---------- INPUT FOR THIS TASK

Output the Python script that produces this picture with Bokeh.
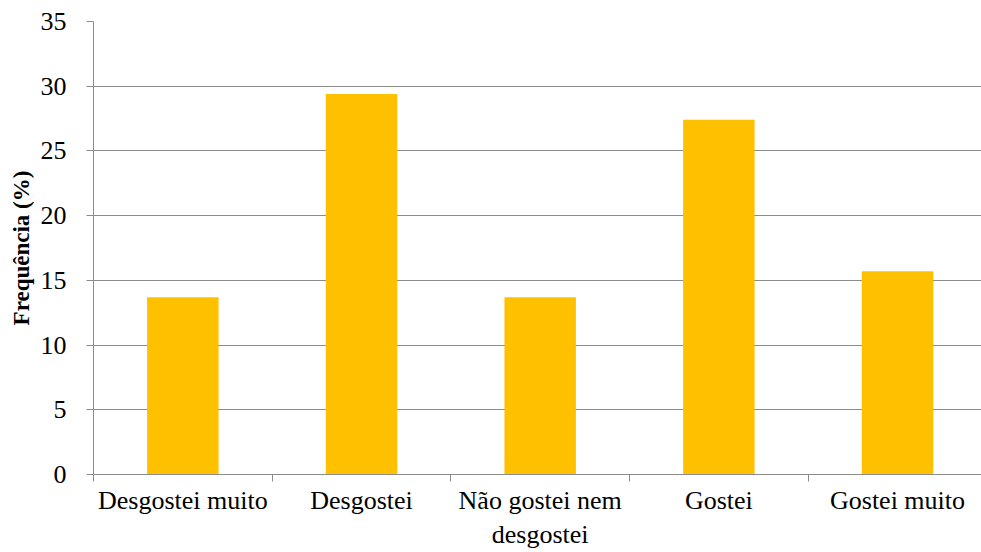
from bokeh.plotting import figure
from bokeh.models import Range1d, FixedTicker, ColumnDataSource
from bokeh.embed import file_html
from bokeh.resources import INLINE

categories = ["Desgostei muito", "Desgostei", "Não gostei nem\ndesgostei", "Gostei", "Gostei muito"]
values = [13.7, 29.4, 13.7, 27.4, 15.7]
y_ticks = [0, 5, 10, 15, 20, 25, 30, 35]

positions = [i + 0.5 for i in range(len(categories))]
boundaries = [i for i in range(len(categories) + 1)]

src = ColumnDataSource(dict(x=positions, top=values, cat=categories))

FONT = "Liberation Serif"
GRID = "#8c8c8c"

p = figure(width=981, height=552, output_backend="svg", toolbar_location=None,
           x_range=Range1d(0, 4.97), y_range=Range1d(0, 35),
           min_border_left=93, min_border_top=21, min_border_right=0, min_border_bottom=76)
p.outline_line_color = None
p.background_fill_color = "white"

p.vbar(x="x", top="top", width=0.4, source=src, color="#FFC000", line_color=None)

# y axis
ya = p.yaxis[0]
ya.ticker = FixedTicker(ticks=y_ticks, minor_ticks=[])
ya.axis_line_color = GRID
ya.major_tick_line_color = GRID
ya.major_tick_out = 7
ya.major_tick_in = 0
ya.minor_tick_line_color = None
ya.major_label_text_font = FONT
ya.major_label_text_font_size = "26px"
ya.major_label_text_color = "black"
ya.major_label_standoff = 20
ya.axis_label = "Frequência (%)"
ya.axis_label_text_font = FONT
ya.axis_label_text_font_size = "23px"
ya.axis_label_text_font_style = "bold"
ya.axis_label_text_color = "black"
ya.axis_label_standoff = 4

# x axis
xa = p.xaxis[0]
xa.ticker = FixedTicker(ticks=positions, minor_ticks=boundaries)
xa.major_label_overrides = {pos: cat for pos, cat in zip(positions, categories)}
xa.axis_line_color = GRID
xa.major_tick_line_color = None
xa.major_tick_out = 7
xa.major_tick_in = 0
xa.minor_tick_line_color = GRID
xa.minor_tick_out = 7
xa.minor_tick_in = 0
xa.major_label_text_font = FONT
xa.major_label_text_font_size = "26px"
xa.major_label_text_color = "black"
xa.major_label_standoff = 4

p.xgrid.grid_line_color = None
p.ygrid.grid_line_color = GRID
p.ygrid.grid_line_width = 1

open("out.html", "w").write(file_html(p, INLINE))
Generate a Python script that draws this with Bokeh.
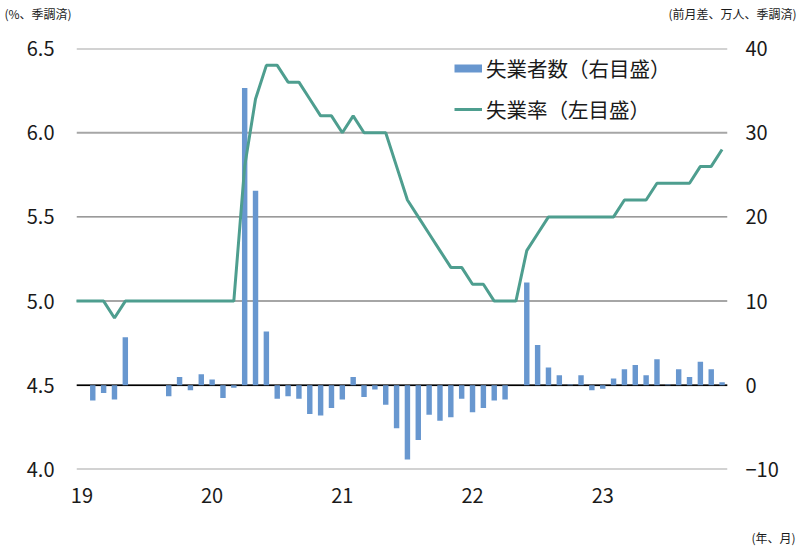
from bokeh.plotting import figure
from bokeh.models import (Range1d, LinearAxis, FixedTicker, Span, Label, Legend,
                          LegendItem, NumeralTickFormatter)
from bokeh.embed import file_html
from bokeh.resources import INLINE

# ---------------- data ----------------
YEAR_LABELS = ["19", "20", "21", "22", "23"]
YEAR_START_INDEX = [0, 12, 24, 36, 48]

# month index 0 = Jan 2019 ... 59 = Dec 2023
MONTH_INDEX = list(range(60))
# change in unemployed persons (10k persons, m/m, s.a.) - right axis
UNEMPLOYED_CHANGE = [
    0.0, -1.8, -0.9, -1.7, 5.7, 0.0, 0.0, 0.0, -1.3, 1.0, -0.6, 1.3,
    0.7, -1.5, -0.3, 35.3, 23.1, 6.4, -1.6, -1.3, -1.6, -3.4, -3.6, -2.7,
    -1.7, 1.0, -1.4, -0.5, -2.3, -5.1, -8.8, -6.5, -3.5, -4.2, -3.8, -1.6,
    -3.2, -2.7, -1.8, -1.7, 0.0, 12.2, 4.8, 2.1, 1.2, 0.1, 1.2, -0.6,
    -0.4, 0.8, 1.9, 2.4, 1.2, 3.1, 0.1, 1.9, 1.0, 2.8, 1.9, 0.35,
]
# unemployment rate (%, s.a.) - left axis; series begins Dec 2018 (index -1)
RATE_MONTH_INDEX = list(range(-1, 60))
RATE = [
    5.0,
    5.0, 5.0, 5.0, 4.9, 5.0, 5.0, 5.0, 5.0, 5.0, 5.0, 5.0, 5.0,
    5.0, 5.0, 5.0, 5.8, 6.2, 6.4, 6.4, 6.3, 6.3, 6.2, 6.1, 6.1,
    6.0, 6.1, 6.0, 6.0, 6.0, 5.8, 5.6, 5.5, 5.4, 5.3, 5.2, 5.2,
    5.1, 5.1, 5.0, 5.0, 5.0, 5.3, 5.4, 5.5, 5.5, 5.5, 5.5, 5.5,
    5.5, 5.5, 5.6, 5.6, 5.6, 5.7, 5.7, 5.7, 5.7, 5.8, 5.8, 5.9,
]
LEFT_TICKS = [4.0, 4.5, 5.0, 5.5, 6.0, 6.5]
RIGHT_TICKS = [-10, 0, 10, 20, 30, 40]

BAR_LABEL = "失業者数（右目盛）"
LINE_LABEL = "失業率（左目盛）"
LEFT_TITLE = "(%、季調済)"
RIGHT_TITLE = "(前月差、万人、季調済)"
X_TITLE = "(年、月)"

# ---------------- style ----------------
FONT = "Noto Sans CJK JP"
BAR_COLOR = "#6897cf"
LINE_COLOR = "#4e9e8f"
GRID_COLOR = "#a6a6a6"
TEXT_COLOR = "#1a1a1a"

p = figure(width=800, height=550, output_backend="svg", toolbar_location=None,
           x_range=Range1d(-0.5, 59.5), y_range=Range1d(LEFT_TICKS[0], LEFT_TICKS[-1]),
           min_border_left=76, min_border_right=73, min_border_top=48,
           min_border_bottom=81)
p.outline_line_color = None
p.xgrid.visible = False
p.ygrid.visible = False
p.background_fill_color = "white"

# left axis
la = p.yaxis[0]
la.ticker = FixedTicker(ticks=LEFT_TICKS)
la.formatter = NumeralTickFormatter(format="0.0")
# right axis
p.extra_y_ranges = {"right": Range1d(RIGHT_TICKS[0], RIGHT_TICKS[-1])}
ra = LinearAxis(y_range_name="right", ticker=FixedTicker(ticks=RIGHT_TICKS))
p.add_layout(ra, "right")
# x axis
xa = p.xaxis[0]
xa.ticker = FixedTicker(ticks=YEAR_START_INDEX)
xa.major_label_overrides = {i: s for i, s in zip(YEAR_START_INDEX, YEAR_LABELS)}

for ax, standoff in ((la, 22), (ra, 18), (xa, 18)):
    ax.axis_line_color = None
    ax.major_tick_line_color = None
    ax.minor_tick_line_color = None
    ax.major_tick_out = 0
    ax.major_tick_in = 0
    ax.major_label_standoff = standoff
    ax.major_label_text_font = FONT
    ax.major_label_text_font_size = "20px"
    ax.major_label_text_color = TEXT_COLOR

# gridlines
for v in LEFT_TICKS:
    if v == 5.5:
        col, w = "#5a5a5a", 1
    else:
        col, w = GRID_COLOR, 2
    p.add_layout(Span(location=v, dimension="width", line_color=col,
                      line_width=w, level="underlay"))
p.add_layout(Span(location=0, dimension="width", y_range_name="right",
                  line_color="black", line_width=1.5, level="underlay"))

# bars
bars = p.vbar(x=MONTH_INDEX, top=UNEMPLOYED_CHANGE, bottom=0, width=0.5,
              fill_color=BAR_COLOR, line_color=None, y_range_name="right")
# line
rate_line = p.line(x=RATE_MONTH_INDEX, y=RATE, line_color=LINE_COLOR, line_width=3)

# legend proxy for bars (thick short bar sample); draws nothing in the plot
proxy = p.line(x=MONTH_INDEX[:1], y=[float("nan")], line_color=BAR_COLOR, line_width=8)

legend = Legend(items=[LegendItem(label=BAR_LABEL, renderers=[proxy]),
                       LegendItem(label=LINE_LABEL, renderers=[rate_line])],
                location=(378, 345), orientation="vertical",
                glyph_width=28, glyph_height=26, label_height=26,
                label_standoff=4, spacing=11, padding=4, margin=0,
                label_text_font=FONT, label_text_font_size="20.5px",
                label_text_color=TEXT_COLOR,
                background_fill_alpha=0, border_line_color=None)
p.add_layout(legend)

# titles in side panels (screen units relative to their panel)
lt = Label(x=-72, y=35, x_units="screen", y_units="screen", text=LEFT_TITLE,
           text_align="left", text_baseline="middle",
           text_font=FONT, text_font_size="12px", text_color=TEXT_COLOR)
rt = Label(x=651 + 69, y=35 - 17, x_units="screen", y_units="screen", text=RIGHT_TITLE,
           text_align="right", text_baseline="middle",
           text_font=FONT, text_font_size="12px", text_color=TEXT_COLOR)
bt = Label(x=651 + 68, y=-15, x_units="screen", y_units="screen", text=X_TITLE,
           text_align="right", text_baseline="middle",
           text_font=FONT, text_font_size="12px", text_color=TEXT_COLOR)
p.add_layout(lt, "above")
p.add_layout(rt, "above")
p.add_layout(bt, "below")

open("out.html", "w").write(file_html(p, INLINE))
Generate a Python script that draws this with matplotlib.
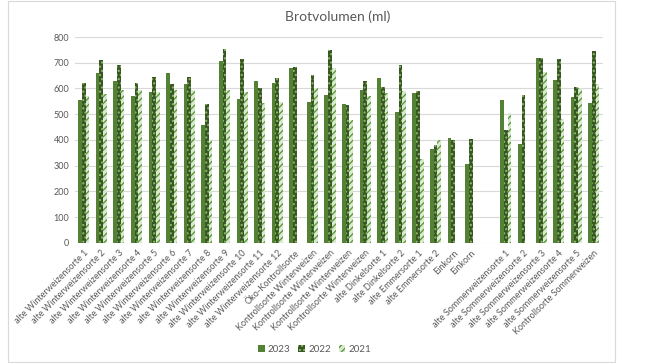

--------------------

**JOB:** Give the lines again word for word, from the start of the records to the line holding "y_ticks = [0, 5, 10, 15, 20, 25, 30, 35]", both included, and leave out any picture.

**RIGHT ANSWER:**
Output the Python script that produces this picture with Bokeh.
from bokeh.plotting import figure
from bokeh.models import Range1d, FixedTicker, ColumnDataSource
from bokeh.embed import file_html
from bokeh.resources import INLINE

categories = ["Desgostei muito", "Desgostei", "Não gostei nem\ndesgostei", "Gostei", "Gostei muito"]
values = [13.7, 29.4, 13.7, 27.4, 15.7]
y_ticks = [0, 5, 10, 15, 20, 25, 30, 35]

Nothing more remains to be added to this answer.